- [Instruction]
Find the lines below that contain the string "React". Copy each one.

- [Collected data]

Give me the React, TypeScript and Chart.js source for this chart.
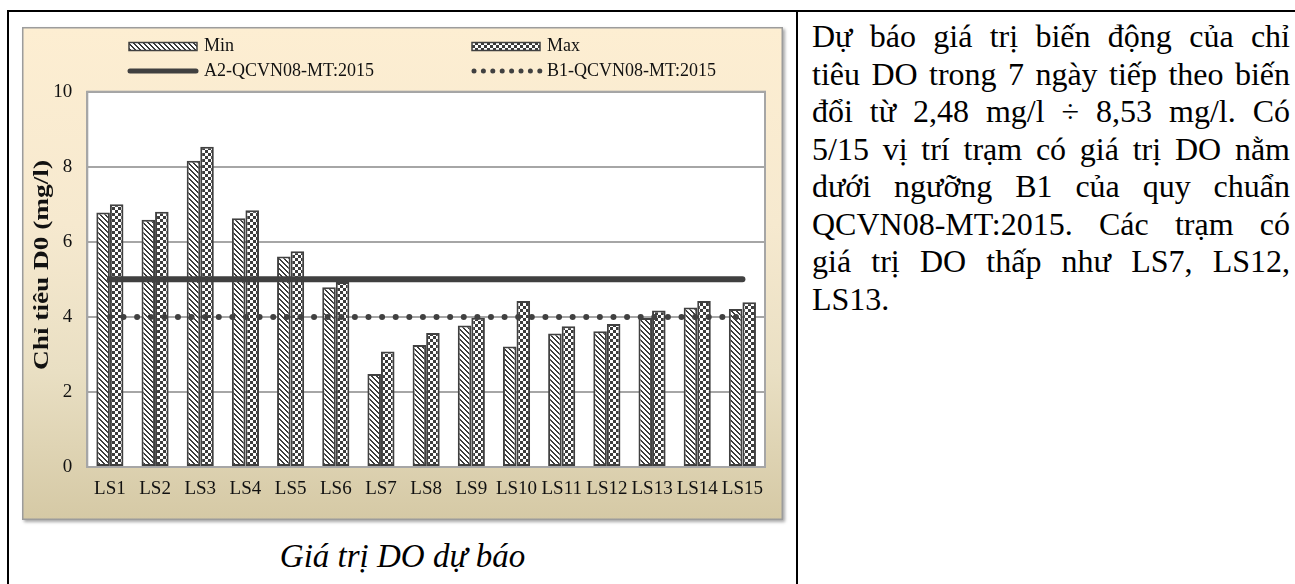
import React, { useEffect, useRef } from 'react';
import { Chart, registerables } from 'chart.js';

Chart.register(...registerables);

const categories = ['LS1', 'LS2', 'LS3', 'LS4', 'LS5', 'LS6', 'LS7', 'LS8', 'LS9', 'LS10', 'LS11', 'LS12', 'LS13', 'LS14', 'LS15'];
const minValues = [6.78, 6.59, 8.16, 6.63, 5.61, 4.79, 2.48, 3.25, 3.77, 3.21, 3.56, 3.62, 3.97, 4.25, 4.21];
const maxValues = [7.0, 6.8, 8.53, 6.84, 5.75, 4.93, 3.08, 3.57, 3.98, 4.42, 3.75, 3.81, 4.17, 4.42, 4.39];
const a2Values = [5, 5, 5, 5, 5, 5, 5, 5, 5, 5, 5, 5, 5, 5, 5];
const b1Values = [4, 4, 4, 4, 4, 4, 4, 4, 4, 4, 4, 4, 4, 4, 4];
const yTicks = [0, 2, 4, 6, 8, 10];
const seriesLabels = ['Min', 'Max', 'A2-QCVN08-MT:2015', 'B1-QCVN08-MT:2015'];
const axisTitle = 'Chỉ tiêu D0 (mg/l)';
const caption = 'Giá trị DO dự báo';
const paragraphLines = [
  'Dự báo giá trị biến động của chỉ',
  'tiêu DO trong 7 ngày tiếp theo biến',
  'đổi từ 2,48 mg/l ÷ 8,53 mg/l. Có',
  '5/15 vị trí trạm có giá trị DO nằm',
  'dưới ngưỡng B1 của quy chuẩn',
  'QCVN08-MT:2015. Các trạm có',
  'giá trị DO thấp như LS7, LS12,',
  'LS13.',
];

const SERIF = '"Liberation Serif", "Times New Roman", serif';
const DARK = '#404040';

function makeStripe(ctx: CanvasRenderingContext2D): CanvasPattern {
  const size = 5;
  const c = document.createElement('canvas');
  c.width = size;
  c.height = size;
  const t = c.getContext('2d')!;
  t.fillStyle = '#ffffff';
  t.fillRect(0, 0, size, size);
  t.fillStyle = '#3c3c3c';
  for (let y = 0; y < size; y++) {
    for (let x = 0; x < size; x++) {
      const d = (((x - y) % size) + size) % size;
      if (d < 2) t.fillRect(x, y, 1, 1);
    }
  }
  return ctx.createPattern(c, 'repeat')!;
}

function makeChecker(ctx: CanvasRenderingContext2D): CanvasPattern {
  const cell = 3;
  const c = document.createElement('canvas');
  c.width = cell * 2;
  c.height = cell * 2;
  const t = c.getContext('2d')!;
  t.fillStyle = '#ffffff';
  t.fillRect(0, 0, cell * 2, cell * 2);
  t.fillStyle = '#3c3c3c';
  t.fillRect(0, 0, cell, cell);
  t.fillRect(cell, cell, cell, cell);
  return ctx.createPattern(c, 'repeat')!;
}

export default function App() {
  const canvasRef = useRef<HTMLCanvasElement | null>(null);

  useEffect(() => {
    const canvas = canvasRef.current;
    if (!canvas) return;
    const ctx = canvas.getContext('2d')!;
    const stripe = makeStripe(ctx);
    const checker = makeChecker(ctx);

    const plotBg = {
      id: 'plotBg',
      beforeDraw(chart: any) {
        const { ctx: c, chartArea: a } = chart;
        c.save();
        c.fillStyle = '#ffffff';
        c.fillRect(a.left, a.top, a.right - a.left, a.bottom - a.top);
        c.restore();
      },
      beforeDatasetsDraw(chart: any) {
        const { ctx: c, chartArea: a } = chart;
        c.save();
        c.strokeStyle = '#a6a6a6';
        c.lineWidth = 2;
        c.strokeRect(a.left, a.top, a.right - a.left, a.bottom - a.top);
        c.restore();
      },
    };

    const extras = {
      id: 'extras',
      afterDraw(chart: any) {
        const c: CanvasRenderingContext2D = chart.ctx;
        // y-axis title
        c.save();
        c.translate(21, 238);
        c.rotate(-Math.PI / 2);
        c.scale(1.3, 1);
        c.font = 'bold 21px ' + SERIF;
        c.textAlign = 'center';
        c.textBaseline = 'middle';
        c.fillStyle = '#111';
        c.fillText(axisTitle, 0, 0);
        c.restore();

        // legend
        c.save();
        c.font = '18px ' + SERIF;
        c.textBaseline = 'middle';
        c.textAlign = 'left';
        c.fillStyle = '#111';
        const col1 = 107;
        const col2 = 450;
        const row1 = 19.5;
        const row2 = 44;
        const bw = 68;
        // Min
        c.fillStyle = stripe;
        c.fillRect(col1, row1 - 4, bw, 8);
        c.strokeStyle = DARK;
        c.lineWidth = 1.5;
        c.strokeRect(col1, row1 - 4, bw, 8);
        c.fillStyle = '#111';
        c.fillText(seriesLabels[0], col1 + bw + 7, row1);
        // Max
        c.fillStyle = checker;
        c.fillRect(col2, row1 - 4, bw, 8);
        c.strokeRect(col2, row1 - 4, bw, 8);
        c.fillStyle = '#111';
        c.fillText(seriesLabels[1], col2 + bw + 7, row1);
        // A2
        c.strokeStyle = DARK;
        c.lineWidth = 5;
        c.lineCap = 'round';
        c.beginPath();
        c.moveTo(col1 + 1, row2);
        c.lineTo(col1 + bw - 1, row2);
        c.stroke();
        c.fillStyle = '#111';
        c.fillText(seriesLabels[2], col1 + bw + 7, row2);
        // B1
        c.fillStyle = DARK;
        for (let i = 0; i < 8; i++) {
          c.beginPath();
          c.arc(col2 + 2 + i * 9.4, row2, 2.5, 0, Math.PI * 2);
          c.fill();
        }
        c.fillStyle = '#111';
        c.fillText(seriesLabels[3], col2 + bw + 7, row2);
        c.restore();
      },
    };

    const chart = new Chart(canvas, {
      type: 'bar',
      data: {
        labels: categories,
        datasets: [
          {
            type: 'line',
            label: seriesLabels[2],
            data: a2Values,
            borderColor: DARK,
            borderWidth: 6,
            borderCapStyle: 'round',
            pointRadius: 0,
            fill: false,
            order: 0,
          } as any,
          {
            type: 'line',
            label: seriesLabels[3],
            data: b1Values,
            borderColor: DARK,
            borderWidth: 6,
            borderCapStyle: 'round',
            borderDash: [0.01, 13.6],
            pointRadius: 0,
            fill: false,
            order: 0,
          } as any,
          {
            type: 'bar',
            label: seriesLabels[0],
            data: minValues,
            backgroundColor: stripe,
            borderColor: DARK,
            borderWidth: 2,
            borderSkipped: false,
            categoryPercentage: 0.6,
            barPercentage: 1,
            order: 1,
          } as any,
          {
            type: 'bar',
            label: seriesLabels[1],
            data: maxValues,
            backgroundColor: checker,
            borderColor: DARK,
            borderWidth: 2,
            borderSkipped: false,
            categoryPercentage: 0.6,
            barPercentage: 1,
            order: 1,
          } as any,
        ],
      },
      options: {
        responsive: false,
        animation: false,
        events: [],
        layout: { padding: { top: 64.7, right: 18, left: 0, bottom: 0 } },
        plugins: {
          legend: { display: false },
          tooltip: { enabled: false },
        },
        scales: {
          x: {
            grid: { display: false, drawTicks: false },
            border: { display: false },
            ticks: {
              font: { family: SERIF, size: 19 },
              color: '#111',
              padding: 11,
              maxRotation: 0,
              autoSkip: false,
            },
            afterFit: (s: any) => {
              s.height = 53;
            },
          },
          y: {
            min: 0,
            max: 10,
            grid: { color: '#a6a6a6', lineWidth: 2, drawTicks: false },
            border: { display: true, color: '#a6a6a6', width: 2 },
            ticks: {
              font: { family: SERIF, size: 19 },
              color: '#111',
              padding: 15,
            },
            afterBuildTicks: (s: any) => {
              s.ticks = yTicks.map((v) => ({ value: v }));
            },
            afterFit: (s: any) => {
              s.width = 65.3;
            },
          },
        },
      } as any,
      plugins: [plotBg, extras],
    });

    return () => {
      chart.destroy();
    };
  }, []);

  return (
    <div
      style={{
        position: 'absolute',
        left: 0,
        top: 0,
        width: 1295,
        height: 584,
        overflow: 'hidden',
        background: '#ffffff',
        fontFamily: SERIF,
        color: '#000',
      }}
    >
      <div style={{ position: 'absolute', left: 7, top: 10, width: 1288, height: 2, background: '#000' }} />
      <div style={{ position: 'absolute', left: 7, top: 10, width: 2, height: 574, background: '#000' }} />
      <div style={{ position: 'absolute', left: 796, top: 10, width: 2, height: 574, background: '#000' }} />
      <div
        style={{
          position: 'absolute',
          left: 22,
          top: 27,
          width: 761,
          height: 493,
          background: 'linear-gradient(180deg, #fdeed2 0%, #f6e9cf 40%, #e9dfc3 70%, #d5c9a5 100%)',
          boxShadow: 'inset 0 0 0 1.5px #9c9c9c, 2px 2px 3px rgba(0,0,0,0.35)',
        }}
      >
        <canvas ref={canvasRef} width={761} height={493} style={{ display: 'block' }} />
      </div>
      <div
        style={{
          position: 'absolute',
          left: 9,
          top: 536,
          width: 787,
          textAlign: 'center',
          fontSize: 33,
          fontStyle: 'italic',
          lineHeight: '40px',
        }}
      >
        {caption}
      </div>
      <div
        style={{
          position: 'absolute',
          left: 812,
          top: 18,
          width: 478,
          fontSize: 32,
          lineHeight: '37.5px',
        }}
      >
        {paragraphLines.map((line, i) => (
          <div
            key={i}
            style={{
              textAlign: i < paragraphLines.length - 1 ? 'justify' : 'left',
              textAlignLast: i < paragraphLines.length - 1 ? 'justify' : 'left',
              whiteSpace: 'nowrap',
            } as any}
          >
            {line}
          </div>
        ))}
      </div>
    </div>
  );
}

- [The result]
Give me the React, TypeScript and Chart.js source for this chart.
import React, { useEffect, useRef } from 'react';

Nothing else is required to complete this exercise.